Bone conduction headphones, like those designed for the active lifestyle we champion, take a fundamentally different approach to audio delivery. Instead of directing sound into your ear canals, they rest just in front of your ears, on your cheekbones. They transmit vibrations through your facial bones directly to your inner ear, leaving your ear canals completely open. That design is the key to understanding how they handle wind.
The Core Advantage: Your Ears Are Open
The primary defense against wind noise is simple: no earbud or ear cup. Wind noise gets bad when it interacts with physical objects—like the surface of an in-ear headphone. It creates turbulent airflow and direct pressure on the microphone or driver housing.
With bone conduction, the speaker unit isn’t inserted into your ear. Wind can still blow across the transducer pads on your cheeks, but it doesn’t get funneled, amplified, or trapped against your eardrum. For the listener, your audio stays remarkably clear in windy conditions because the sound path is internal, not airborne through a chaotic wind environment.
The Microphone Challenge: How Tech Keeps Your Voice Clear
Where wind becomes a factor is during phone calls or voice commands. The microphone needs to pick up your voice from the open air, and that’s where it can also capture wind roar. We prioritize designs that use advanced noise-canceling microphone systems to tackle this exact issue.
Here’s how the technology works:
- Wind Reduction Algorithms: Sophisticated digital signal processing identifies the consistent, low-frequency rumble of wind and actively filters it out in real-time before it’s transmitted.
- Strategic Microphone Design: Many designs use multiple microphones. One picks up your voice, while a secondary one captures only the wind or background noise. The system then subtracts the noise profile, leaving a clearer vocal transmission.

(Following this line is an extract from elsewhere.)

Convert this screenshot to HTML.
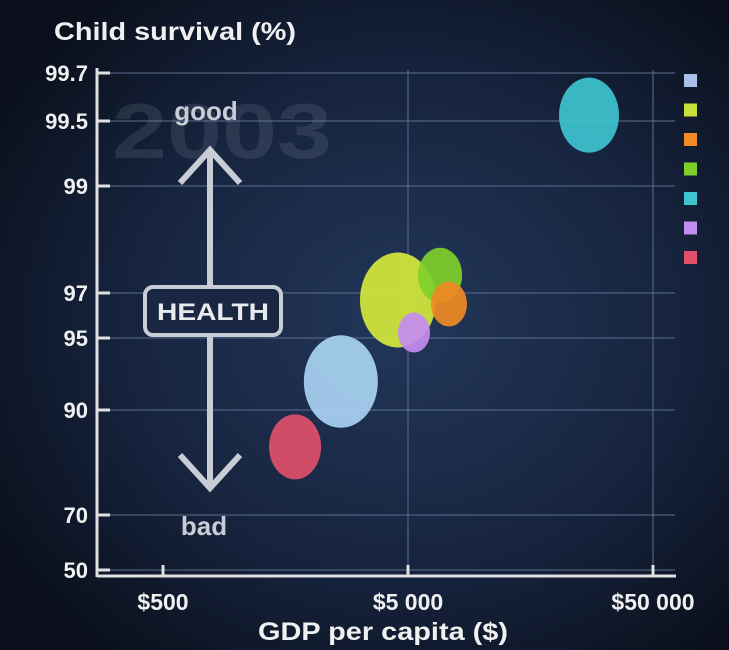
<!DOCTYPE html>
<html><head><meta charset="utf-8"><style>
html,body{margin:0;padding:0;}
body{width:729px;height:650px;overflow:hidden;background:#0c1220;font-family:"Liberation Sans",sans-serif;}
svg{display:block}
text{font-family:"Liberation Sans",sans-serif;font-weight:bold;}
</style></head><body>
<svg id="chart" width="729" height="650">
<defs>
<radialGradient id="bg" cx="0.55" cy="0.5" r="0.65">
<stop offset="0" stop-color="#23375a"/><stop offset="0.6" stop-color="#16233d"/><stop offset="1" stop-color="#0a0f1b"/>
</radialGradient>
</defs>
<rect width="729" height="650" fill="url(#bg)"/>
<g id="grid"></g>
<text x="112" y="158" font-size="78" fill="#8a96a8" fill-opacity="0.18" textLength="220" lengthAdjust="spacingAndGlyphs">2003</text>
<g id="axes"></g>
<g id="health">
<line x1="210" y1="150" x2="210" y2="488" stroke="#c8ccd4" stroke-width="6"/>
<polyline points="180,183 210,150 240,183" fill="none" stroke="#c8ccd4" stroke-width="6"/>
<polyline points="180,455 210,488 240,455" fill="none" stroke="#c8ccd4" stroke-width="6"/>
<rect x="145" y="287" width="136" height="48" rx="8" fill="#1a2742" stroke="#c8ccd4" stroke-width="4"/>
<text x="213" y="320" font-size="24" fill="#e8eaee" text-anchor="middle" textLength="112" lengthAdjust="spacingAndGlyphs">HEALTH</text>
<text x="206" y="120" font-size="26" fill="#c8ccd4" text-anchor="middle" font-weight="normal">good</text>
<text x="204" y="535" font-size="26" fill="#c8ccd4" text-anchor="middle" font-weight="normal">bad</text>
</g>
<g id="bubbles"></g>
<g id="legend"></g>
<text x="54" y="40" font-size="25" fill="#f0f0f0" textLength="242" lengthAdjust="spacingAndGlyphs">Child survival (%)</text>
<text x="258" y="640" font-size="25" fill="#f0f0f0" textLength="250" lengthAdjust="spacingAndGlyphs">GDP per capita ($)</text>
</svg>
<script>
const yTicks=[99.7,99.5,99,97,95,90,70,50];
const yTickPx=[73,121,186,293,338,410,515,570];
const xTicks=[500,5000,50000];
const xTickLabels=["$500","$5 000","$50 000"];
const gdp=[27400,4550,6760,7350,5290,2660,1730];
const survival=[99.53,96.75,97.5,96.6,95.3,92.4,85.3];
const sizes=[30,38,22,18,16,37,26];
const colors=["#3fc3cf","#d4e83a","#7fcf2a","#f08a24","#c38cf0","#a9d2f2","#e0506a"];
const legendColors=["#a9c0e8","#c8e03a","#f08a24","#7fcf2a","#3fc3cf","#c38cf0","#e0506a"];
const NS="http://www.w3.org/2000/svg";
function el(t,a,p){const e=document.createElementNS(NS,t);for(const k in a)e.setAttribute(k,a[k]);p.appendChild(e);return e;}
function xScale(v){return 163+245*Math.log10(v/500);}
function yScale(s){const m=Math.log10(100-s);const tm=yTicks.map(t=>Math.log10(100-t));
 for(let i=0;i<tm.length-1;i++){if(m<=tm[i+1]||i==tm.length-2){const f=(m-tm[i])/(tm[i+1]-tm[i]);return yTickPx[i]+f*(yTickPx[i+1]-yTickPx[i]);}}}
const grid=document.getElementById('grid'),axes=document.getElementById('axes');
yTicks.forEach((t,i)=>{const y=yScale(t);
 const g=el('line',{x1:97,x2:675,y1:y,y2:y,stroke:'#5a6c8c','stroke-width':1.5,'stroke-opacity':0.7},grid);
 
 const tk=el('line',{x1:97,x2:110,y1:y,y2:y,stroke:'#e0e0e0','stroke-width':3},axes);
 
 const tx=el('text',{x:88,y:y+8,'font-size':22,fill:'#f0f0f0','text-anchor':'end'},axes);tx.textContent=t;
 });
xTicks.forEach((t,i)=>{const x=xScale(t);
 if(i>0){const g=el('line',{x1:x,x2:x,y1:70,y2:575,stroke:'#5a6c8c','stroke-width':1.5,'stroke-opacity':0.7},grid);
 }
 const tk=el('line',{x1:x,x2:x,y1:565,y2:577,stroke:'#e0e0e0','stroke-width':3},axes);
 
 const tx=el('text',{x:x,y:610,'font-size':23,fill:'#f0f0f0','text-anchor':'middle'},axes);tx.textContent=xTickLabels[i];
 });
const ya=el('line',{x1:97,x2:97,y1:68,y2:577,stroke:'#e0e0e0','stroke-width':3},axes);

const xa=el('line',{x1:97,x2:676,y1:576,y2:576,stroke:'#e0e0e0','stroke-width':3},axes);

const bub=document.getElementById('bubbles');
gdp.forEach((g,i)=>{const b=el('ellipse',{cx:xScale(g),cy:yScale(survival[i]),rx:sizes[i],ry:sizes[i]*1.25,fill:colors[i],'fill-opacity':0.92},bub);
 });
const lg=document.getElementById('legend');
legendColors.forEach((c,i)=>{const r=el('rect',{x:684,y:74+i*29.5,width:13,height:13,fill:c},lg);
 });
</script>
</body></html>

- Physical Wind Baffles: The housing around the microphone often includes acoustic mesh or baffles that disrupt and dissipate wind before it hits the sensitive mic element, reducing the intensity at the source.
On the Trail, Slope, and Trail: A Practical Breakdown
Let’s translate this tech into real-world performance where it matters most.
- Mountain Biking: On fast, flowing singletrack, wind noise is constant. Bone conduction keeps your audio stable and lets you hear crucial sounds—an approaching rider, wildlife, or your own bike’s mechanics. The wind-resistant mic means you can still take a call from your riding buddy without yelling.
- Hiking & Trail Running: Above treeline or on exposed ridges, gusts are inevitable. Open-ear headphones let you fully appreciate the sounds of nature—the creek, the birds, the wind in the pines—while still enjoying your audio, all without the distracting whoosh in your ears. It’s the perfect blend of immersion and awareness.
- Snowboarding & Skiing: Speed plus cold, dense air creates significant wind. Bone conduction headphones fit perfectly under your helmet, with no pressure on your inner ear. You can listen to your ride playlist while maintaining total awareness of other skiers, snowboarders, and slope conditions—a critical safety feature.
Pro Tips for Peak Performance in the Wind
Even with great technology, you can optimize your experience. A few simple habits make a big difference.
- Ensure a Secure, Snug Fit: The transducers should have firm, comfortable contact with your cheekbones. A loose fit reduces audio quality and can let the unit vibrate slightly in high wind.
- Mind the Microphone Direction: If your model has a primary voice mic, know where it is. In a fierce headwind, turning your head slightly can sometimes shield it.
- Embrace the Priority: Remember, the core benefit is situational awareness. If the wind is howling at 40 mph on a summit, maybe that’s a moment to pause your audio entirely and just soak in the raw, powerful experience. The gear should enable the connection, not distract from it.
The Final Verdict for Explorers
Bone conduction headphones are engineered to handle the dynamic, unpredictable acoustic environment of the outdoors far better than traditional headphones. By defeating wind noise for the listener and mitigating it for communication, they deliver on the core needs of an explorer: clear audio, clear communication, and, most importantly, a clear connection to the environment around you.
They aren’t just headphones—they’re a tool for safer, more immersive, and more enjoyable adventures. So whether you’re grinding up a fire road, carving down a groomer, or just enjoying a windy walk, you can trust that your audio—and your awareness—will remain intact.